WHAT TO PRODUCE: Copy exactly, and only, the lines starting at the line with "Generate a LaTeX" and ending at the line with "(no.east) -- (yes.west);". Leave every picture out of the copy.
——
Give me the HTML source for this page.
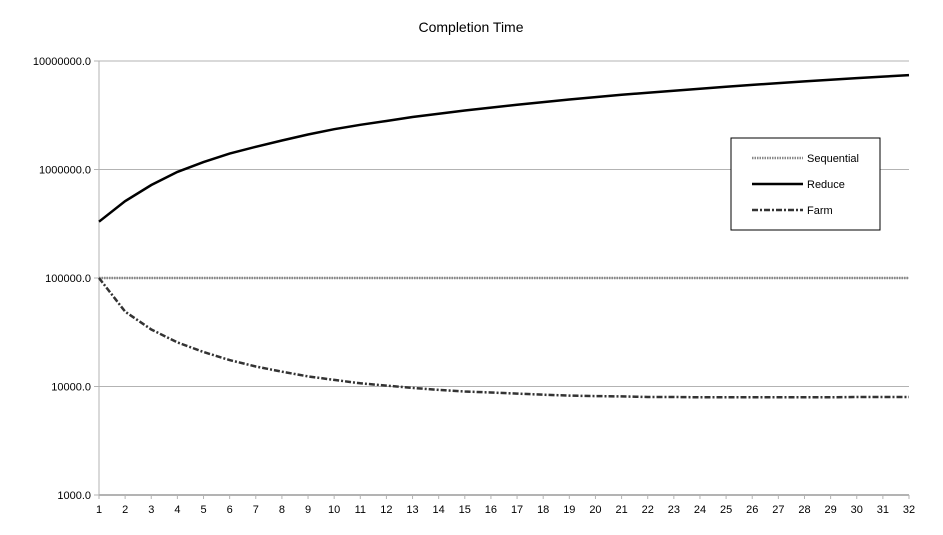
<!DOCTYPE html>
<html><head><meta charset="utf-8"><style>
body{margin:0;background:#fff;width:943px;height:530px;overflow:hidden;font-family:"Liberation Sans",sans-serif}
</style></head><body>
<svg id="chart" width="943" height="530" xmlns="http://www.w3.org/2000/svg" font-family="Liberation Sans, sans-serif">
<text x="471" y="32" font-size="14" text-anchor="middle" fill="#000">Completion Time</text>
<g id="grid"></g><g id="axes"></g><g id="series"></g>
<g>
<rect x="731" y="138" width="149" height="92" fill="#fff" stroke="#000" stroke-width="1"/>
<line x1="752" y1="158" x2="803" y2="158" stroke="#888" stroke-width="2.5" stroke-dasharray="1.5,1"/>
<text x="807" y="162" font-size="11" fill="#000">Sequential</text>
<line x1="752" y1="184" x2="803" y2="184" stroke="#000" stroke-width="2.5"/>
<text x="807" y="188" font-size="11" fill="#000">Reduce</text>
<line x1="752" y1="210" x2="803" y2="210" stroke="#333" stroke-width="2.5" stroke-dasharray="6,2,2,2"/>
<text x="807" y="214" font-size="11" fill="#000">Farm</text>
</g>
</svg>
<script>
const categories=[1,2,3,4,5,6,7,8,9,10,11,12,13,14,15,16,17,18,19,20,21,22,23,24,25,26,27,28,29,30,31,32];
const sequential=[100000,100000,100000,100000,100000,100000,100000,100000,100000,100000,100000,100000,100000,100000,100000,100000,100000,100000,100000,100000,100000,100000,100000,100000,100000,100000,100000,100000,100000,100000,100000,100000];
const reduce=[330000,510000,720000,950000,1170000,1400000,1620000,1850000,2100000,2350000,2580000,2800000,3050000,3270000,3500000,3720000,3950000,4180000,4420000,4650000,4880000,5100000,5330000,5560000,5800000,6020000,6250000,6480000,6720000,6950000,7180000,7420000];
const farm=[100000,49000,33500,25500,20800,17500,15300,13700,12400,11500,10700,10200,9700,9300,9000,8800,8600,8400,8250,8150,8100,8000,8000,7950,7950,7950,7950,7950,7950,8000,8000,8000];
const yTicks=[1000,10000,100000,1000000,10000000];
const yTickLabels=["1000.0","10000.0","100000.0","1000000.0","10000000.0"];
const NS="http://www.w3.org/2000/svg";
const X0=99,X1=909,Y0=495,Y1=61;
function xs(v){return X0+(v-categories[0])*(X1-X0)/(categories[categories.length-1]-categories[0]);}
function ys(v){return Y0-(Math.log10(v)-3)*(Y0-Y1)/4;}
function mk(tag,attrs,parent){const e=document.createElementNS(NS,tag);for(const k in attrs)e.setAttribute(k,attrs[k]);parent.appendChild(e);return e;}
const grid=document.getElementById('grid'),axes=document.getElementById('axes'),ser=document.getElementById('series');
yTicks.forEach((t,i)=>{
  const l=mk('line',{x1:X0-5,x2:X1,y1:ys(t),y2:ys(t),stroke:'#b3b3b3','stroke-width':1},grid);
  
  
  const tx=mk('text',{x:X0-8,y:ys(t)+4,'font-size':11,'text-anchor':'end',fill:'#000'},axes);
  tx.textContent=yTickLabels[i];
  
  
});
const ya=mk('line',{x1:X0,x2:X0,y1:Y1,y2:Y0,stroke:'#b3b3b3','stroke-width':1},axes);


const xa=mk('line',{x1:X0,x2:X1,y1:Y0,y2:Y0,stroke:'#b3b3b3','stroke-width':2},axes);


categories.forEach(c=>{
  mk('line',{x1:xs(c),x2:xs(c),y1:Y0,y2:Y0+4,stroke:'#b3b3b3'},axes);
  const tx=mk('text',{x:xs(c),y:Y0+18,'font-size':11,'text-anchor':'middle',fill:'#000'},axes);
  tx.textContent=c;
  
  
});
function line(data,style,name){
  const d=data.map((v,i)=>(i?'L':'M')+xs(categories[i]).toFixed(1)+','+ys(v).toFixed(1)).join('');
  const p=mk('path',Object.assign({d:d,fill:'none'},style),ser);
  
  
}
line(sequential,{stroke:'#888','stroke-width':2.5,'stroke-dasharray':'1.5,1'},'sequential-line');
line(reduce,{stroke:'#000','stroke-width':2.5},'reduce-line');
line(farm,{stroke:'#333','stroke-width':2.5,'stroke-dasharray':'6,2,2,2'},'farm-line');
</script>
</body></html>
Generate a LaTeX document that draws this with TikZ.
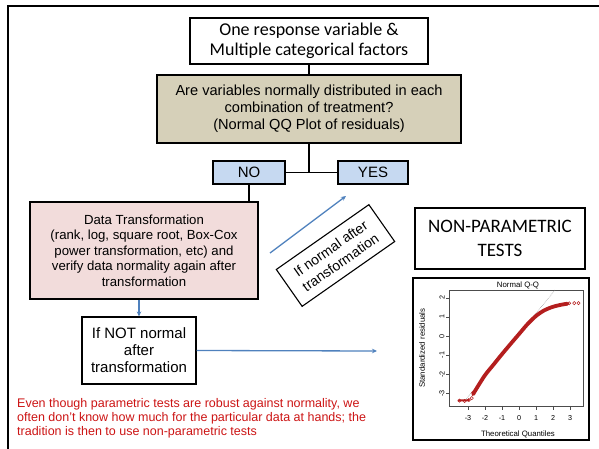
\documentclass[tikz,border=0pt]{standalone}
\usepackage{fontspec}
\setmainfont{Liberation Sans}
\newfontfamily\calfont{Carlito}
\usetikzlibrary{arrows.meta, positioning, calc}

\begin{document}
\begin{tikzpicture}[x=1pt, y=-1pt, >={Stealth[length=5pt, width=4.5pt]},
    box/.style={draw, line width=1.1pt, align=center, inner sep=0pt},
    link/.style={line width=1.1pt},
    bluearrow/.style={->, line width=1.3pt, flowblue},
    ticklab/.style={font=\fontsize{7.2}{8}\selectfont, inner sep=0pt}
]

% Colores
\definecolor{tanfill}{RGB}{214, 208, 185}
\definecolor{answerfill}{RGB}{198, 217, 241}
\definecolor{pinkfill}{RGB}{242, 220, 219}
\definecolor{notered}{RGB}{204, 20, 20}
\definecolor{flowblue}{RGB}{79, 129, 189}
\definecolor{qqred}{RGB}{180, 30, 30}

\useasboundingbox (0,0) rectangle (599,449);

% Marco de la diapositiva
\draw[line width=2pt] (7.5,449) -- (7.5,6) -- (599,6);

% ============ Pregunta inicial ============
\node[box, minimum width=238pt, minimum height=46pt, font=\calfont\fontsize{18}{20}\selectfont] (start) at (309,41)
    {One response variable \&\\Multiple categorical factors};
\node[box, fill=tanfill, minimum width=304pt, minimum height=68pt, font=\fontsize{14.6}{17}\selectfont] (check) at (309,109)
    {Are variables normally distributed in each\\combination of treatment?\\(Normal QQ Plot of residuals)};
\node[box, fill=answerfill, minimum width=72pt, minimum height=23pt, font=\fontsize{15}{17}\selectfont] (no) at (249,172.5) {NO};
\node[box, fill=answerfill, minimum width=70pt, minimum height=23pt, font=\fontsize{15}{17}\selectfont] (yes) at (373,172.5) {YES};
\coordinate (split) at (check.south |- no.east);
\draw[link] (start) -- (check);
\draw[link] (check.south) -- (split);
\draw[link] (no.east) -- (yes.west);

% ============ Rama NO: transformacion ============
\node[box, fill=pinkfill, minimum width=228pt, minimum height=97pt, font=\fontsize{13.2}{15.5}\selectfont] (transf) at (144,250.5)
    {Data Transformation\\(rank, log, square root, Box-Cox\\power transformation, etc) and\\verify data normality again after\\transformation};
\draw[link] (no.south) -- (no.south |- transf.north);

\node[box, minimum width=114pt, minimum height=67pt, font=\fontsize{15}{17}\selectfont] (notnormal) at (139,350.5)
    {If NOT normal\\after\\transformation};
\draw[bluearrow] (notnormal.north |- transf.south) -- (notnormal.north);
\coordinate (nptip) at (377,351);
\draw[bluearrow] (notnormal.east) -- (nptip);

% Flecha diagonal hacia YES
\coordinate (diagfrom) at (270,253);
\coordinate (diagto) at (346,196);
\draw[bluearrow] (diagfrom) -- (diagto);
\node[box, rotate=35, minimum width=113pt, minimum height=45pt, font=\fontsize{14}{17}\selectfont] (ifnormal) at (335.5,255.5)
    {If normal after\\transformation};

% ============ Pruebas no parametricas ============
\node[box, minimum width=170pt, minimum height=61pt, font=\calfont\fontsize{19}{24}\selectfont] (nonpar) at (500,238.5)
    {NON-PARAMETRIC\\TESTS};

% Grafico Q-Q
\node[draw, line width=2pt, minimum width=176pt, minimum height=162pt, inner sep=0pt] (qqpanel) at (501,359) {};
\begin{scope}[shift={(519pt,-336pt)}, x=17pt, y=19.1pt]
    \draw[line width=0.5pt, black!70] (-4.12,-3.66) rectangle (3.76,2.41);
    \node[font=\fontsize{7.8}{9}\selectfont, inner sep=0pt] (qqtitle) at (-0.06,2.67) {Normal Q-Q};
    \node[font=\fontsize{7.8}{9}\selectfont, inner sep=0pt] (qqxlab) at (-0.06,-5.13) {Theoretical Quantiles};
    \node[font=\fontsize{7.8}{9}\selectfont, inner sep=0pt, rotate=90] (qqylab) at (-5.7,-0.63) {Standardized residuals};
    \foreach \u in {-3,...,3} {
        \draw[line width=0.4pt, black!70] (\u,-3.66) -- ++(0,-0.2);
        \node[ticklab] (xt\u) at (\u,-4.29) {\u};
    }
    \foreach \v in {-3,...,2} {
        \draw[line width=0.4pt, black!70] (-4.12,\v) -- ++(-0.2,0);
        \node[ticklab, rotate=90] (yt\v) at (-4.53,\v) {\v};
    }
    % recta de referencia
    \draw[gray, densely dotted, line width=0.5pt] (-3.2,-3.4) -- (2.12,2.41);
    % residuos
    \draw[qqred, line width=3.8pt, line cap=round] plot[smooth] coordinates {
        (-2.7,-3.05) (-2.5,-2.75) (-2,-2.05) (-1.5,-1.5) (-1,-0.95) (-0.5,-0.42)
        (0,0.1) (0.5,0.62) (1,1.05) (1.5,1.35) (2,1.53) (2.5,1.64) (2.85,1.69)};
    \draw[qqred, line width=2pt] (-3.6,-3.38) -- (-2.9,-3.36);
    \foreach \p in {(-3.5,-3.38),(-3.2,-3.4),(-2.95,-3.35),(-2.78,-3.25),(-2.7,-2.95),
                    (2.95,1.71),(3.25,1.72),(3.5,1.72)}
        \draw[qqred, line width=0.5pt] \p circle[radius=1.6pt];
\end{scope}

% === Nota inferior ===
\node[anchor=north west, align=left, text=notered, inner sep=0pt, font=\fontsize{12.5}{14}\selectfont] (note) at (17,398)
    {Even though parametric tests are robust against normality, we\\often don’t know how much for the particular data at hands; the\\tradition is then to use non-parametric tests};

\end{tikzpicture}
\end{document}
——
WRITTEN ANSWER:
Generate a LaTeX document that draws this with TikZ.
\documentclass[tikz,border=0pt]{standalone}
\usepackage{fontspec}
\setmainfont{Liberation Sans}
\newfontfamily\calfont{Carlito}
\usetikzlibrary{arrows.meta, positioning, calc}

\begin{document}
\begin{tikzpicture}[x=1pt, y=-1pt, >={Stealth[length=5pt, width=4.5pt]},
    box/.style={draw, line width=1.1pt, align=center, inner sep=0pt},
    link/.style={line width=1.1pt},
    bluearrow/.style={->, line width=1.3pt, flowblue},
    ticklab/.style={font=\fontsize{7.2}{8}\selectfont, inner sep=0pt}
]

% Colores
\definecolor{tanfill}{RGB}{214, 208, 185}
\definecolor{answerfill}{RGB}{198, 217, 241}
\definecolor{pinkfill}{RGB}{242, 220, 219}
\definecolor{notered}{RGB}{204, 20, 20}
\definecolor{flowblue}{RGB}{79, 129, 189}
\definecolor{qqred}{RGB}{180, 30, 30}

\useasboundingbox (0,0) rectangle (599,449);

% Marco de la diapositiva
\draw[line width=2pt] (7.5,449) -- (7.5,6) -- (599,6);

% ============ Pregunta inicial ============
\node[box, minimum width=238pt, minimum height=46pt, font=\calfont\fontsize{18}{20}\selectfont] (start) at (309,41)
    {One response variable \&\\Multiple categorical factors};
\node[box, fill=tanfill, minimum width=304pt, minimum height=68pt, font=\fontsize{14.6}{17}\selectfont] (check) at (309,109)
    {Are variables normally distributed in each\\combination of treatment?\\(Normal QQ Plot of residuals)};
\node[box, fill=answerfill, minimum width=72pt, minimum height=23pt, font=\fontsize{15}{17}\selectfont] (no) at (249,172.5) {NO};
\node[box, fill=answerfill, minimum width=70pt, minimum height=23pt, font=\fontsize{15}{17}\selectfont] (yes) at (373,172.5) {YES};
\coordinate (split) at (check.south |- no.east);
\draw[link] (start) -- (check);
\draw[link] (check.south) -- (split);
\draw[link] (no.east) -- (yes.west);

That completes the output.